Before any holder shall be entitled to convert, he/she shall surrender the certificate or certificates representing Series D Preferred Stock to be converted, duly endorsed or accompanied by proper instruments of transfer, at the office of the Corporation or its transfer agent, and shall give written notice to the Corporation at such office that he elects to convert the same. The Corporation shall, as soon as practicable after delivery of such certificates, or such agreement and indemnification in the case of a lost, stolen or destroyed certificate, issue and deliver to such holder of Series D Preferred Stock a certificate or certificates for the number of shares of Common Stock to which such holder is entitled as aforesaid. The Corporation will round down any fractional shares resulting in the calculation of Common shares. Such conversion shall be deemed to have been made immediately prior to the close of business on the date of such surrender of the shares of Series D Preferred Stock to be converted.

(iii) Adjustments to Conversion Ratio. (a) Merger or Reorganization. In case of any consolidation or merger of the Corporation as a result of which holders of Common Stock become entitled to receive other stock or securities or property, or in case of any conveyance of all or substantially all of the assets of the Corporation to another corporation, the Corporation shall mail to each holder of Series D Preferred Stock at least thirty (30) days prior to the consummation of such event a notice thereof, and each such holder shall have the option to either (i) convert such holder's shares of Series D Preferred Stock into shares of Common Stock pursuant to this Section 3 and thereafter receive the number of shares of stock or other securities or property to which a holder of the number of shares of Common Stock of the Corporation deliverable upon conversion of such Series D Preferred Stock would have been entitled upon such consolidation, merger or conveyance, or (ii) exercise such holder's rights pursuant to Section 4(a). Unless otherwise set forth by the Board of Directors, the Conversion Ratio shall not be affected by a stock dividend or subdivision (stock split) on the Common Stock of the Corporation, or a stock combination (reverse stock split) or stock consolidation by reseriesification of the Common Stock. However, once the Series D Preferred Stock has been converted to Common Stock, it shall be subject to all corporate actions that affect or modify the common stock.

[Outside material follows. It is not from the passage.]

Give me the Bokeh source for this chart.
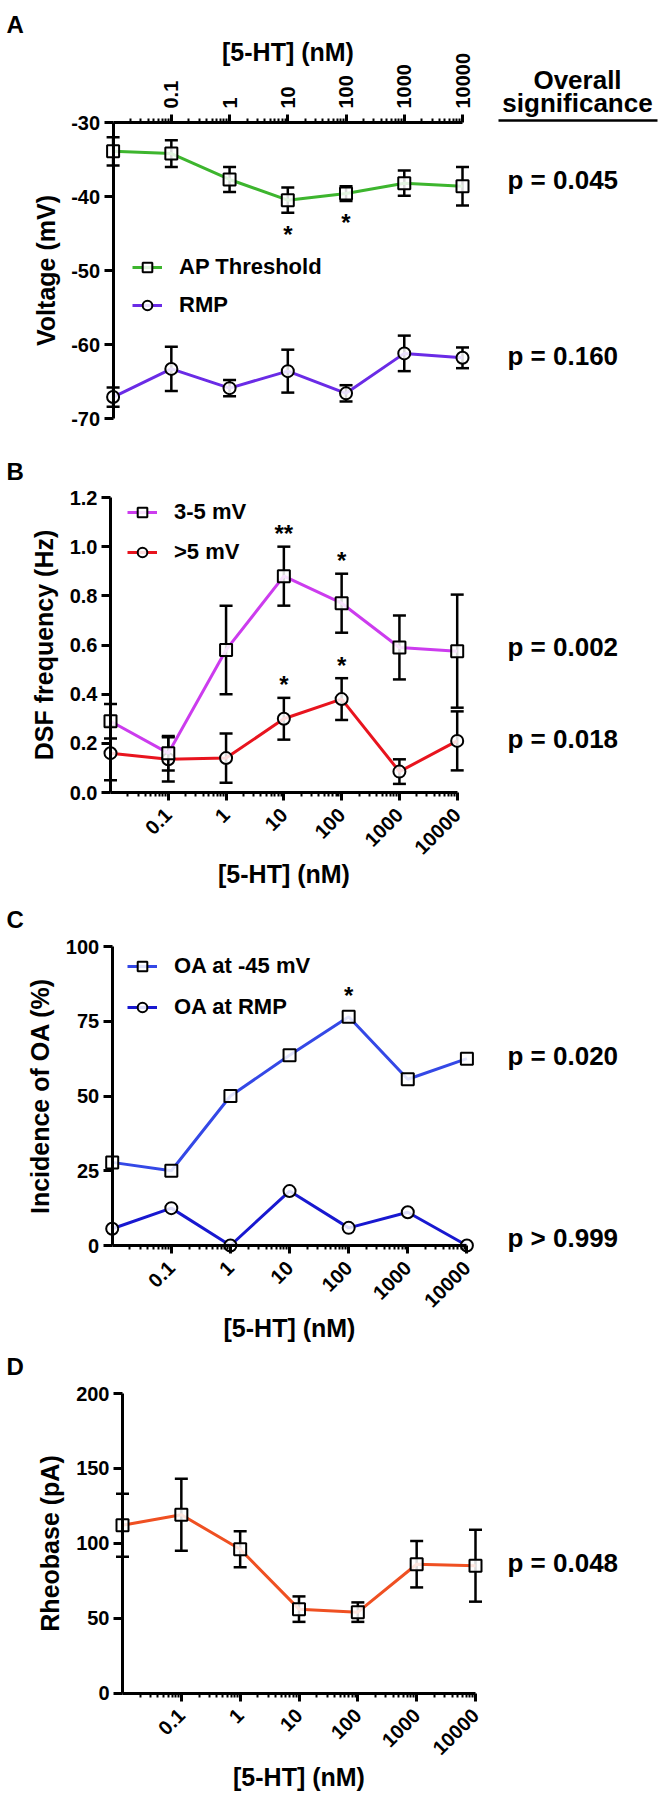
import math
from bokeh.plotting import figure
from bokeh.layouts import column
from bokeh.models import (Range1d, FixedTicker, Label, Legend, LegendItem, Arrow,
                          NumeralTickFormatter)
from bokeh.embed import file_html
from bokeh.resources import INLINE

# ---------------- data ----------------
conc = [0.01, 0.1, 1, 10, 100, 1000, 10000]          # control plotted at 0.01
tick_conc = [0.1, 1, 10, 100, 1000, 10000]
tick_labels = ["0.1", "1", "10", "100", "1000", "10000"]
x_title = "[5-HT] (nM)"

# A
ap_mean = [-33.9, -34.2, -37.7, -40.5, -39.6, -38.2, -38.6]
ap_sem = [1.9, 1.8, 1.7, 1.7, 1.0, 1.7, 2.6]
rmp_mean = [-67.1, -63.3, -65.9, -63.6, -66.6, -61.2, -61.8]
rmp_sem = [1.3, 3.0, 1.1, 2.9, 1.1, 2.4, 1.4]
a_yticks = [-70, -60, -50, -40, -30]
a_p = ["p = 0.045", "p = 0.160"]
a_sig_idx = [3, 4]
a_sig_txt = ["*", "*"]

# B
dsf35_mean = [0.29, 0.16, 0.58, 0.88, 0.77, 0.59, 0.575]
dsf35_sem = [0.07, 0.07, 0.18, 0.12, 0.12, 0.13, 0.23]
dsf5_mean = [0.16, 0.135, 0.14, 0.30, 0.38, 0.085, 0.21]
dsf5_sem = [0.11, 0.09, 0.10, 0.085, 0.085, 0.05, 0.12]
b_yticks = [0.0, 0.2, 0.4, 0.6, 0.8, 1.0, 1.2]
b_p = ["p = 0.002", "p = 0.018"]
b_sig35_idx = [3, 4]
b_sig35_txt = ["**", "*"]
b_sig5_idx = [3, 4]
b_sig5_txt = ["*", "*"]

# C
oa45 = [27.8, 25.0, 50.0, 63.6, 76.5, 55.6, 62.5]
oarmp = [5.6, 12.5, 0.0, 18.2, 5.9, 11.1, 0.0]
c_yticks = [0, 25, 50, 75, 100]
c_p = ["p = 0.020", "p > 0.999"]
c_sig_idx = [4]
c_sig_txt = ["*"]

# D
rheo_mean = [112, 119, 96, 56, 54, 86, 85]
rheo_sem = [21, 24, 12, 8.5, 6.5, 15.5, 24]
d_yticks = [0, 50, 100, 150, 200]
d_p = ["p = 0.048"]

# ---------------- style / layout ----------------
W = 666
FONT = "Liberation Sans"
P_X = 507
LBL_DY = 9          # baseline correction for Label annotations
MINOR = [m * 10.0 ** e for e in range(-2, 4) for m in range(2, 10)]

GREEN = "#3DB52E"
PURPLE = "#6A2BE6"
MAGENTA = "#CC3CEE"
RED = "#E8141E"
BLUE1 = "#3448E6"
BLUE2 = "#1818D0"
ORANGE = "#EF5022"


class Geo:
    pass


def make_fig(H, axl, axr, axt, axb, ylo, yhi, yticks, yfmt, ylabel, x_above,
             ylab_standoff, xlab_standoff, xtick_standoff):
    # the frame covers the whole figure; axes are pinned inside it
    g = Geo()
    g.H = H
    g.dec = (axr - axl) / 6.0
    g.upp = (yhi - ylo) / float(axb - axt)
    g.xs = 0.01 / 10 ** (axl / g.dec)
    g.xe = 10000 * 10 ** ((W - axr) / g.dec)
    g.ys = ylo - (H - axb) * g.upp
    g.ye = yhi + axt * g.upp
    g.axl, g.axr = axl, axr
    p = figure(x_axis_type="log", x_axis_location="above" if x_above else "below",
               x_range=Range1d(g.xs, g.xe), y_range=Range1d(g.ys, g.ye),
               frame_width=W, frame_height=H, min_border=0,
               min_border_left=0, min_border_right=0, min_border_top=0, min_border_bottom=0,
               toolbar_location=None, output_backend="svg",
               background_fill_color="white", border_fill_color="white")
    p.outline_line_color = None
    p.xgrid.visible = False
    p.ygrid.visible = False
    xa = p.xaxis[0]
    ya = p.yaxis[0]
    xa.fixed_location = yhi if x_above else ylo
    xa.bounds = (0.01, 10000)
    xa.ticker = FixedTicker(ticks=tick_conc, minor_ticks=MINOR)
    xa.major_label_overrides = dict(zip(tick_conc, tick_labels))
    xa.major_label_orientation = math.pi / 2 if x_above else math.pi / 4
    xa.axis_label = x_title
    xa.axis_label_standoff = xlab_standoff
    ya.fixed_location = 0.01
    ya.bounds = (ylo, yhi)
    ya.ticker = FixedTicker(ticks=yticks, minor_ticks=[])
    ya.formatter = NumeralTickFormatter(format=yfmt)
    ya.axis_label = ylabel
    ya.axis_label_standoff = ylab_standoff
    for ax in (xa, ya):
        ax.axis_line_width = 3
        ax.axis_line_color = "black"
        ax.major_tick_line_width = 3
        ax.major_tick_line_color = "black"
        ax.minor_tick_line_width = 2
        ax.minor_tick_line_color = "black"
        ax.major_tick_in = 0
        ax.minor_tick_in = 0
        ax.major_label_standoff = 4
        ax.major_label_text_font = FONT
        ax.major_label_text_font_style = "bold"
        ax.major_label_text_font_size = "20px"
        ax.major_label_text_color = "black"
        ax.axis_label_text_font = FONT
        ax.axis_label_text_font_style = "bold"
        ax.axis_label_text_font_size = "25px"
        ax.axis_label_text_color = "black"
    xa.major_label_standoff = xtick_standoff
    xa.major_tick_out = 8
    xa.minor_tick_out = 4
    ya.major_tick_out = 9
    return p, g


def series(p, mean, sem, color, marker):
    if sem is not None:
        lo = [m - s for m, s in zip(mean, sem)]
        hi = [m + s for m, s in zip(mean, sem)]
        p.segment(conc, lo, conc, hi, line_color="black", line_width=2.5)
        p.scatter(conc, lo, marker="dash", size=13, line_color="black", line_width=2.5)
        p.scatter(conc, hi, marker="dash", size=13, line_color="black", line_width=2.5)
    lr = p.line(conc, mean, line_color=color, line_width=3)
    mr = p.scatter(conc, mean, marker=marker, size=12, line_color="black",
                   line_width=2, fill_color="white", fill_alpha=0.85)
    return lr, mr


def legend(p, g, items, left_x, last_row_bottom, spacing):
    leg = Legend(items=[LegendItem(label=lab, renderers=list(r)) for lab, r in items],
                 location=(left_x, g.H - last_row_bottom),
                 orientation="vertical", border_line_color=None, background_fill_alpha=0,
                 padding=0, margin=0, spacing=spacing, glyph_width=30, glyph_height=24,
                 label_height=24, label_standoff=17, label_text_font=FONT,
                 label_text_font_style="bold", label_text_font_size="22px",
                 label_text_color="black")
    p.add_layout(leg)


def px2x(g, px):
    return 10 ** (math.log10(g.xs) + px / g.dec)


def py2y(g, py):
    return g.ye - py * g.upp


def put(p, g, px, py, text, size, align="left"):
    p.add_layout(Label(x=px2x(g, px), y=py2y(g, py), y_offset=LBL_DY, text=text,
                       text_font=FONT, text_font_style="bold", text_font_size=size,
                       text_align=align, text_baseline="alphabetic", text_color="black"))


def put_data(p, x, y, dx, dy, text, size, align="left"):
    p.add_layout(Label(x=x, y=y, x_offset=dx, y_offset=dy + LBL_DY, text=text,
                       text_font=FONT, text_font_style="bold", text_font_size=size,
                       text_align=align, text_baseline="alphabetic", text_color="black"))


# ---------------- Panel A ----------------
pA, gA = make_fig(440, 112.6, 462, 122, 418, -70, -30, a_yticks, "0", "Voltage (mV)",
                  True, 9, -16, 6)
r_rmp = series(pA, rmp_mean, rmp_sem, PURPLE, "circle")
r_ap = series(pA, ap_mean, ap_sem, GREEN, "square")
legend(pA, gA, [("AP Threshold", r_ap), ("RMP", r_rmp)], 132, 318, 12)
put(pA, gA, 6, 33, "A", "24px")
put(pA, gA, 577, 88, "Overall", "26px", "center")
put(pA, gA, 577, 111, "significance", "26px", "center")
pA.add_layout(Arrow(end=None, x_start=px2x(gA, 498), y_start=py2y(gA, 120),
                    x_end=px2x(gA, 657), y_end=py2y(gA, 120),
                    line_color="black", line_width=2.5))
for txt, m, dy in zip(a_p, [ap_mean, rmp_mean], [-3, -7]):
    put_data(pA, conc[-1], m[-1], P_X - gA.axr, dy, txt, "26px")
for i, t in zip(a_sig_idx, a_sig_txt):
    put_data(pA, conc[i], ap_mean[i] - ap_sem[i], 0, -31, t, "24px", "center")

# ---------------- Panel B ----------------
pB, gB = make_fig(455, 110, 456.7, 57, 352, 0.0, 1.2, b_yticks, "0.0",
                  "DSF frequency (Hz)", False, 9, -4, 11)
r5 = series(pB, dsf5_mean, dsf5_sem, RED, "circle")
r35 = series(pB, dsf35_mean, dsf35_sem, MAGENTA, "square")
legend(pB, gB, [("3-5 mV", r35), (">5 mV", r5)], 127, 125, 14)
put(pB, gB, 6, 40, "B", "24px")
for txt, m, dy in zip(b_p, [dsf35_mean, dsf5_mean], [-5, -7]):
    put_data(pB, conc[-1], m[-1], P_X - gB.axr, dy, txt, "26px")
for i, t in zip(b_sig35_idx, b_sig35_txt):
    put_data(pB, conc[i], dsf35_mean[i] + dsf35_sem[i], 0, 4, t, "24px", "center")
for i, t in zip(b_sig5_idx, b_sig5_txt):
    put_data(pB, conc[i], dsf5_mean[i] + dsf5_sem[i], 0, 4, t, "24px", "center")

# ---------------- Panel C ----------------
pC, gC = make_fig(450, 111.7, 466.4, 51, 350, 0, 100, c_yticks, "0",
                  "Incidence of OA (%)", False, 9, -3, 11)
rc2 = series(pC, oarmp, None, BLUE2, "circle")
rc1 = series(pC, oa45, None, BLUE1, "square")
legend(pC, gC, [("OA at -45 mV", rc1), ("OA at RMP", rc2)], 127, 125, 15)
put(pC, gC, 6, 33, "C", "24px")
for txt, m, dy in zip(c_p, [oa45, oarmp], [-6, -1]):
    put_data(pC, conc[-1], m[-1], P_X - gC.axr, dy, txt, "26px")
for i, t in zip(c_sig_idx, c_sig_txt):
    put_data(pC, conc[i], oa45[i], 0, 12, t, "24px", "center")

# ---------------- Panel D ----------------
pD, gD = make_fig(455, 122, 475, 48, 347.5, 0, 200, d_yticks, "0",
                  "Rheobase (pA)", False, 9, -2, 11)
series(pD, rheo_mean, rheo_sem, ORANGE, "square")
put(pD, gD, 6, 30, "D", "24px")
for txt, m, dy in zip(d_p, [rheo_mean], [-6]):
    put_data(pD, conc[-1], m[-1], P_X - gD.axr, dy, txt, "26px")

layout = column(pA, pB, pC, pD)
open("out.html", "w").write(file_html(layout, INLINE))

(iv) No Impairment. The Corporation will not, by amendment of its Articles of Incorporation, this Certificate of Designation or through any reorganization, transfer of assets, consolidation, merger, dissolution, issue or sale of securities or any other voluntary action, avoid or seek to avoid the observance or performance of any of the terms to be observed or performed hereunder by the Corporation, but will at all times in good faith assist in the carrying out of all the provisions of this Section 4 and in the taking of all such action as may be necessary or appropriate in order to protect the Conversion Rights of the holders of the Series D Preferred Stock against impairment.


(v) Common Stock Reserved. The Corporation shall reserve and keep available out of its authorized but unissued Common Stock such number of shares of Common Stock, that in their best estimate, as shall from time to time be sufficient to effect conversion of the Series D Preferred Stock.

b)     Liquidation Preference.

(i) In the event of any liquidation, dissolution or winding up of the Corporation, whether voluntary or involuntary (a "Liquidation"), the assets of the Corporation available for distribution to its stockholders shall be distributed as follows:

(a) Series D Preferred Stock shall be equal to $2.50 per share with respect to each share of Series D Preferred Stock.

(b) If upon occurrence of a Liquidation the assets and funds thus distributed among the holders of the Series D Preferred Stock shall be insufficient to permit the payment to such holders of the full preferential amount, then the entire assets and funds of the Corporation legally available for distribution shall be distributed among the holders of the Series D Preferred Stock ratably in proportion to the full amounts to which they would otherwise be respectively entitled.

(c) After payment of the full amounts to the holders of Series D Preferred Stock as set forth above in paragraph (1), any remaining assets of the Corporation shall be distributed pro rata to the holders of the Preferred Stock and Common Stock (in the case of the Preferred Stock, on an "as converted" basis into Common Stock).

(ii) For purposes of this Section (c), and unless a majority of the holders of the Series D Preferred Stock affirmatively vote or agree by written consent to the contrary, a Liquidation shall be deemed to include (i) the acquisition of the Corporation by another entity by means of any transaction or series of related transactions (including, without limitation, any reorganization, merger or consolidation) and (ii) a sale of all or substantially all of the assets of the Corporation, unless the Corporation's stockholders of record as constituted immediately prior to such acquisition or sale will, immediately after such acquisition or sale (by virtue of securities issued as consideration for the Corporation's acquisition or sale or otherwise) hold at least fifty percent (50%) of the voting power of the surviving or acquiring entity.

(c) If any of the assets of the Corporation are to be distributed other than in cash under this Section 4, then the board of directors of the Corporation shall promptly engage independent competent appraisers to determine the value of the assets to be distributed to the holders of Preferred Stock or Common Stock. The Corporation shall, upon receipt of such appraiser's valuation, give prompt written notice to each holder of shares of Preferred Stock or Common Stock of the appraiser's valuation.

c)     Voting Rights.

Except as otherwise required by law, the holders of Series D Preferred Stock and the holders of Common Stock shall be entitled to notice of any stockholders' meeting and to vote as a single Series upon any matter submitted to the stockholders for a vote as follows: (i) the holders of each series of Preferred Stock shall have one vote for each full share of Common Stock into which a Share of such series would be convertible on the record date for the vote, or, if no such record date is established, at the date such vote is taken or any written consent of stockholders is solicited; and (ii) the holders of Common Stock shall have one vote per share of Common Stock held as of such date.

d)     Reissuance

No share or shares of Series D Preferred Stock acquired by the Corporation by reason of conversion or otherwise shall be reissued as Series D Preferred Stock Preferred, and all such shares thereafter shall be returned to the status of undesignated and unissued shares of Series D Preferred Stock of the Corporation.